Decorated Callable Receiver Methods

Calls such as hello.main() where hello is a local function decorated by @click.command() are currently classified as local. This is intentional: the decorated callable remains a same-project object, so decorator evidence must not replace the primary top_library.

Decorator provenance is recorded on the decorated symbol.

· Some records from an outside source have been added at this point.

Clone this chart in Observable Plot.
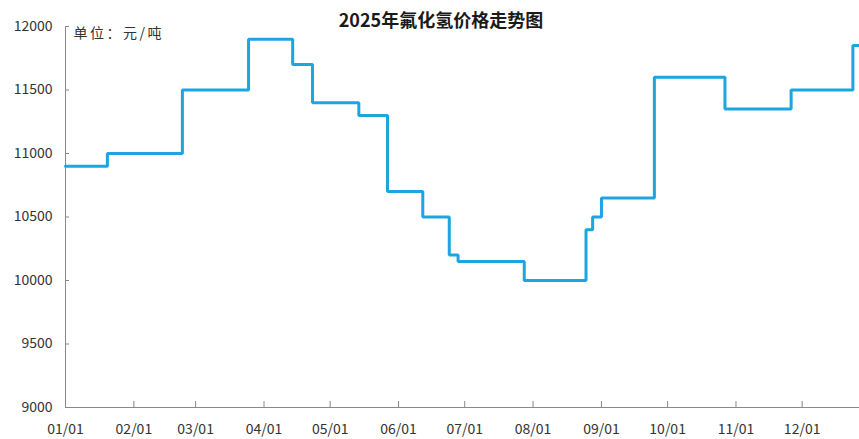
<!DOCTYPE html>
<html>
<head>
<meta charset="utf-8">
<script src="https://cdn.jsdelivr.net/npm/d3@7"></script>
<script src="https://cdn.jsdelivr.net/npm/@observablehq/plot@0.6"></script>
<style>
  html, body { margin: 0; padding: 0; background: #fff; }
  #wrap { position: relative; width: 859px; height: 439px; overflow: hidden; }
  #title { position: absolute; left: 0; top: 6px; width: 882px; text-align: center;
           font-family: "Noto Sans CJK SC", sans-serif; font-weight: bold; font-size: 18px; color: #1a1a1a; line-height: 26px; }
  #chart { position: absolute; left: 0; top: 0; }
  #chart svg g[aria-label="text"] text { letter-spacing: 2.5px; }
</style>
</head>
<body>
<div id="wrap">
  <div id="chart"></div>
  <div id="title">2025年氟化氢价格走势图</div>
</div>
<script>
// Price change dates and the price in effect from that date (元/吨)
const dates = ["2025-01-01","2025-01-20","2025-02-23","2025-03-25","2025-04-14","2025-04-23","2025-05-14","2025-05-27","2025-06-12","2025-06-24","2025-06-28","2025-07-28","2025-08-25","2025-08-28","2025-09-01","2025-09-25","2025-10-27","2025-11-26","2025-12-24","2025-12-27"];
const prices = [10900,11000,11500,11900,11700,11400,11300,10700,10500,10200,10150,10000,10400,10500,10650,11600,11350,11500,11850,11850];
const yTicks = [9000,9500,10000,10500,11000,11500,12000];
const xTicks = ["2025-01-01","2025-02-01","2025-03-01","2025-04-01","2025-05-01","2025-06-01","2025-07-01","2025-08-01","2025-09-01","2025-10-01","2025-11-01","2025-12-01"];
const yLabel = "单位：元/吨";

const data = dates.map((d, i) => ({date: new Date(d), price: prices[i]}));
const xTickDates = xTicks.map(d => new Date(d));
const xDomain = [new Date("2025-01-01"), new Date("2025-12-27")];

const font = '"Noto Sans CJK SC", sans-serif';
const chart = Plot.plot({
  width: 859,
  height: 439,
  marginLeft: 65,
  marginRight: 0,
  marginTop: 26,
  marginBottom: 32,
  style: {fontFamily: font, fontSize: "14px", color: "#333", background: "#fff"},
  x: {type: "utc", domain: xDomain, label: null},
  y: {domain: [9000, 12000], label: null},
  marks: [
    Plot.axisY(yTicks, {tickSize: 0, tickPadding: 13, tickFormat: d3.format("d"), fontSize: 14, fill: "#333", label: null}),
    Plot.axisX(xTickDates, {tickSize: 0, tickPadding: 17, tickFormat: d3.utcFormat("%m/%d"), fontSize: 14, fill: "#333", label: null}),
    Plot.tickX(xTickDates, {x: d => d, insetTop: 375, stroke: "#888", strokeWidth: 1}),
    Plot.tickY(yTicks, {y: d => d, insetRight: 790, stroke: "#888", strokeWidth: 1}),
    Plot.ruleY([9000], {stroke: "#888", strokeWidth: 1}),
    Plot.ruleX([xDomain[0]], {stroke: "#888", strokeWidth: 1}),
    Plot.line(data, {x: "date", y: "price", curve: "step-after", stroke: "#1CA5DF", strokeWidth: 3, strokeLinejoin: "miter"}),
    Plot.text([yLabel], {frameAnchor: "top-left", dx: 8, dy: 7, text: d => d, textAnchor: "start", lineAnchor: "middle", fontSize: 14, fill: "#333", fontFamily: font})
  ]
});
document.getElementById("chart").appendChild(chart);
</script>
</body>
</html>
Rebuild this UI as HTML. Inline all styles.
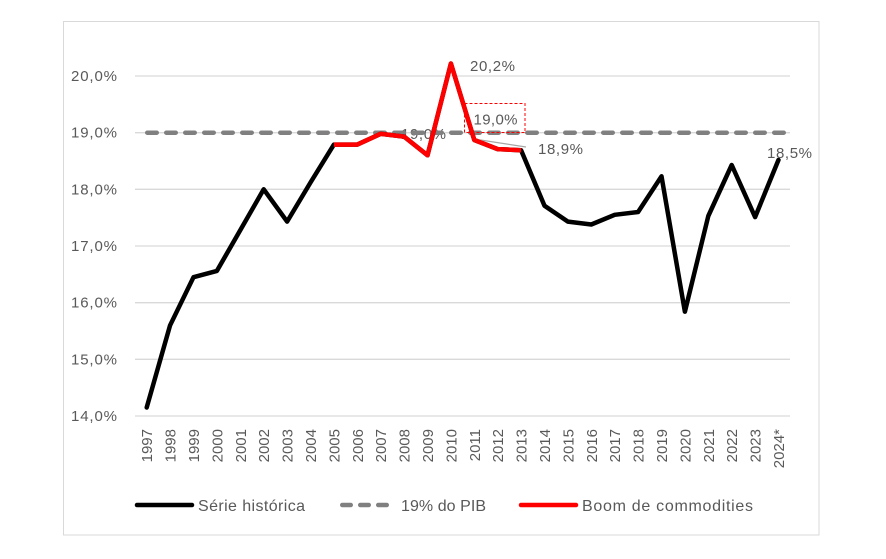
<!DOCTYPE html>
<html><head><meta charset="utf-8"><style>
html,body{margin:0;padding:0;background:#fff;}
svg{display:block;}
text{font-family:"Liberation Sans",sans-serif;fill:#595959;}
</style></head><body>
<svg width="886" height="559" viewBox="0 0 886 559" xmlns="http://www.w3.org/2000/svg">
<rect x="0" y="0" width="886" height="559" fill="#fff"/>
<rect x="63.5" y="21.5" width="755.5" height="513.5" fill="#fff" stroke="#d9d9d9" stroke-width="1"/>
<!-- gridlines -->
<g stroke="#d9d9d9" stroke-width="1.3">
<line x1="135" y1="76" x2="790" y2="76"/>
<line x1="135" y1="132.7" x2="790" y2="132.7"/>
<line x1="135" y1="189.3" x2="790" y2="189.3"/>
<line x1="135" y1="246" x2="790" y2="246"/>
<line x1="135" y1="302.7" x2="790" y2="302.7"/>
<line x1="135" y1="359.3" x2="790" y2="359.3"/>
<line x1="135" y1="416" x2="790" y2="416"/>
</g>
<!-- y labels -->
<g font-size="15" text-anchor="end">
<text x="117" y="81" textLength="46">20,0%</text>
<text x="117" y="137.7" textLength="46">19,0%</text>
<text x="117" y="194.3" textLength="46">18,0%</text>
<text x="117" y="251" textLength="46">17,0%</text>
<text x="117" y="307.7" textLength="46">16,0%</text>
<text x="117" y="364.3" textLength="46">15,0%</text>
<text x="117" y="421" textLength="46">14,0%</text>
</g>
<!-- x labels -->
<g font-size="15" text-anchor="end">
<text transform="translate(152.2,429) rotate(-90)">1997</text>
<text transform="translate(175.6,429) rotate(-90)">1998</text>
<text transform="translate(199,429) rotate(-90)">1999</text>
<text transform="translate(222.4,429) rotate(-90)">2000</text>
<text transform="translate(245.8,429) rotate(-90)">2001</text>
<text transform="translate(269.2,429) rotate(-90)">2002</text>
<text transform="translate(292.6,429) rotate(-90)">2003</text>
<text transform="translate(316,429) rotate(-90)">2004</text>
<text transform="translate(339.4,429) rotate(-90)">2005</text>
<text transform="translate(362.8,429) rotate(-90)">2006</text>
<text transform="translate(386.2,429) rotate(-90)">2007</text>
<text transform="translate(409.6,429) rotate(-90)">2008</text>
<text transform="translate(433,429) rotate(-90)">2009</text>
<text transform="translate(456.4,429) rotate(-90)">2010</text>
<text transform="translate(479.8,429) rotate(-90)">2011</text>
<text transform="translate(503.2,429) rotate(-90)">2012</text>
<text transform="translate(526.6,429) rotate(-90)">2013</text>
<text transform="translate(550,429) rotate(-90)">2014</text>
<text transform="translate(573.4,429) rotate(-90)">2015</text>
<text transform="translate(596.8,429) rotate(-90)">2016</text>
<text transform="translate(620.2,429) rotate(-90)">2017</text>
<text transform="translate(643.6,429) rotate(-90)">2018</text>
<text transform="translate(667,429) rotate(-90)">2019</text>
<text transform="translate(690.4,429) rotate(-90)">2020</text>
<text transform="translate(713.8,429) rotate(-90)">2021</text>
<text transform="translate(737.2,429) rotate(-90)">2022</text>
<text transform="translate(760.6,429) rotate(-90)">2023</text>
<text transform="translate(784,429) rotate(-90)">2024*</text>
</g>
<!-- label under lines -->
<text x="401" y="139" font-size="15" textLength="45">19,0%</text>
<!-- dashed 19% line -->
<line x1="147.25" y1="132.7" x2="790" y2="132.7" stroke="#808080" stroke-width="4.5" stroke-dasharray="9.5 9.5" stroke-linecap="round"/>
<!-- black series -->
<polyline fill="none" stroke="#000" stroke-width="4.5" stroke-linejoin="round" stroke-linecap="round"
points="146.7,407.5 170.1,325.3 193.5,277.2 216.9,270.9 240.3,230.1 263.7,189.3 287.1,221.6 310.5,182.5 333.9,144.6 357.3,144.6 380.7,133.8 404.1,136.6 427.5,155.3 450.9,63.5 474.3,140 497.7,149.1 521.1,150.2 544.5,205.8 567.9,221.6 591.3,224.5 614.7,214.8 638.1,212 661.5,176.3 684.9,311.7 708.3,216 731.7,165 755.1,217.1 778.5,159.9"/>
<!-- leader line -->
<line x1="474" y1="139" x2="526" y2="147" stroke="#a6a6a6" stroke-width="1.2"/>
<!-- red series -->
<polyline fill="none" stroke="#ff0000" stroke-width="4.5" stroke-linejoin="round"
points="333.9,144.6 357.3,144.6 380.7,133.8 404.1,136.6 427.5,155.3 450.9,63.5 474.3,140 497.7,149.1 521.1,150.2"/>
<!-- data labels -->
<g font-size="15">
<text x="470" y="71" textLength="45">20,2%</text>
<text x="473.5" y="124.3" textLength="44">19,0%</text>
<text x="538" y="154" textLength="45">18,9%</text>
<text x="767" y="158" textLength="45">18,5%</text>
</g>
<rect x="464.5" y="103.5" width="60.5" height="29" fill="none" stroke="#ff0000" stroke-width="1" stroke-dasharray="3 2"/>
<!-- legend -->
<line x1="137" y1="505" x2="192" y2="505" stroke="#000" stroke-width="4.5" stroke-linecap="round"/>
<text x="198" y="511" font-size="16" textLength="107">Série histórica</text>
<line x1="342.25" y1="505" x2="389" y2="505" stroke="#808080" stroke-width="4.5" stroke-dasharray="8.5 9.5" stroke-linecap="round"/>
<text x="401" y="511" font-size="16" textLength="85">19% do PIB</text>
<line x1="521" y1="505" x2="576" y2="505" stroke="#ff0000" stroke-width="4.5" stroke-linecap="round"/>
<text x="582" y="511" font-size="16" textLength="171">Boom de commodities</text>
</svg>
</body></html>
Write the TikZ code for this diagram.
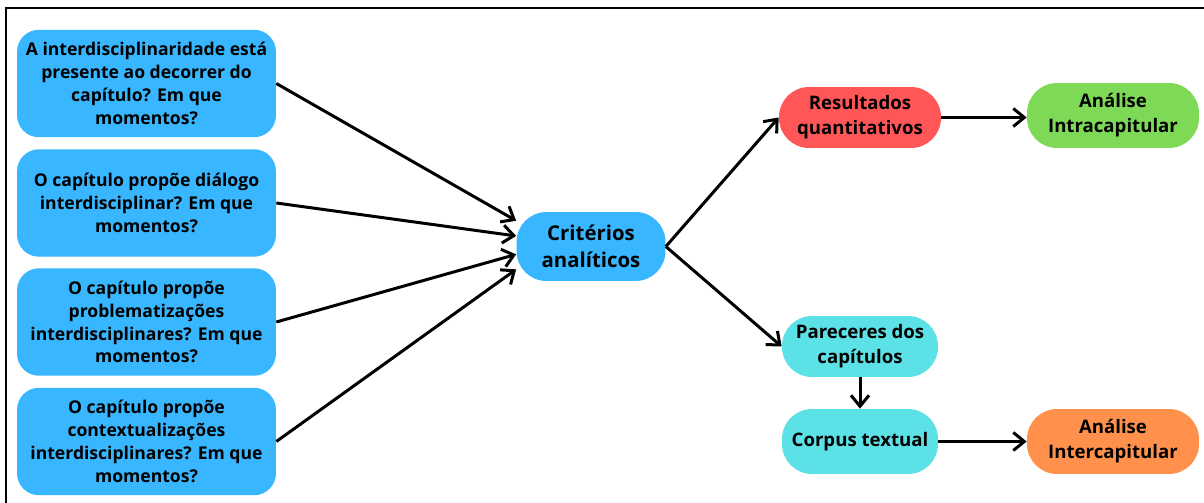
\documentclass[tikz,border=0pt]{standalone}
\usepackage{fontspec}
\setmainfont{Open Sans}
\usetikzlibrary{arrows.meta}
\definecolor{qblue}{HTML}{38B6FF}
\definecolor{qred}{HTML}{FF5757}
\definecolor{qgreen}{HTML}{7ED957}
\definecolor{qcyan}{HTML}{5CE1E6}
\definecolor{qorange}{HTML}{FF914D}
\tikzset{qbox/.style = {fill=qblue, rectangle, rounded corners=0.44cm, align=center, inner sep=0pt,
                        minimum width=5.18cm, minimum height=2.15cm,
                        font=\bfseries\fontsize{10}{13}\selectfont},
         pill/.style = {rectangle, rounded corners=0.6cm, align=center, inner sep=0pt,
                        minimum width=3.2cm, minimum height=1.25cm,
                        font=\bfseries\fontsize{10.6}{14.2}\selectfont},
         arr/.style = {-{Straight Barb[length=2.2mm,width=3.6mm]}, line width=1.7pt}}

\begin{document}
\begin{tikzpicture}[x=0.02cm,y=-0.02cm]
        \useasboundingbox(0,0)rectangle(1204,503);
        \draw[line width=1.7pt](6,520)--(6,8)--(1220,8);
        % questions
        \node[qbox](q1)at(146.5,83.5){A interdisciplinaridade está\\presente ao decorrer do\\capítulo? Em que\\momentos?};
        \node[qbox](q2)at(146.5,203){O capítulo propõe diálogo\\interdisciplinar? Em que\\momentos?};
        \node[qbox](q3)at(146.5,322){O capítulo propõe\\problematizações\\interdisciplinares? Em que\\momentos?};
        \node[qbox](q4)at(146.5,441.5){O capítulo propõe\\contextualizações\\interdisciplinares? Em que\\momentos?};
        % centre
        \node[pill,fill=qblue,minimum width=2.98cm,minimum height=1.38cm,rounded corners=0.6cm,
              font=\bfseries\fontsize{11.6}{15.5}\selectfont](crit)at(591,246.5){Critérios\\analíticos};
        % right side
        \node[pill,fill=qred,minimum width=3.24cm,minimum height=1.22cm](res)at(860,117.5){Resultados\\quantitativos};
        \node[pill,fill=qgreen,minimum width=3.44cm,minimum height=1.3cm](intra)at(1113,115.5){Análise\\Intracapitular};
        \node[pill,fill=qcyan,minimum width=3.12cm,minimum height=1.22cm](par)at(860,346.5){Pareceres dos\\capítulos};
        \node[pill,fill=qcyan,minimum width=3.12cm,minimum height=1.3cm](corp)at(860,441.5){Corpus textual};
        \node[pill,fill=qorange,minimum width=3.44cm,minimum height=1.3cm](inter)at(1113,441.5){Análise\\Intercapitular};
        % connectors
        \draw[arr](q1.east)--(crit.161);
        \draw[arr](q2.east)--(crit.172);
        \draw[arr](q3.east)--(crit.186);
        \draw[arr](q4.east)--(crit.197);
        \draw[arr](crit.east)--(res.west);
        \draw[arr](crit.east)--(par.west);
        \draw[arr](res.east)--(res.east-|intra.west);
        \draw[arr](par.south)--(corp.north);
        \draw[arr](corp.east)--(inter.west);
\end{tikzpicture}
\end{document}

Receiver-method calls such as hello.main() may require receiver-aware matching before that evidence can be mirrored into ApiCall.decorated_by.

Until that matching exists, consumers that need this association should inspect SymbolProvenance(kind="decorated_by") in addition to ApiCall.decorated_by.

Contract points:

  • hello.main() continues to report top_library="local".
  • Decorated local callables are not reclassified as third-party primary calls.
  • The current boundary is that decorated_by is not propagated to receiver method calls.
  • Downstream consumers should inspect both SymbolProvenance(kind="decorated_by") and ApiCall.decorated_by.

Remaining Boundaries

  • SourceSet alternatives: flow through ClassificationPipeline for multi-source resolution.
  • CallGraph edges: call_graph.py feeds param/return propagation into trace.
  • Class method resolution: instance_attrs handles constructor args; full class-aware receiver resolution (MRO, @classmethod, @staticmethod) is future work.
  • Classification: ClassificationPipeline.classify() handles reason/confidence/alternatives.
  • Method decorator evidence: ApiCall.decorated_by matches by (file_path, scope_name, func_name); class-aware receiver resolution is future work.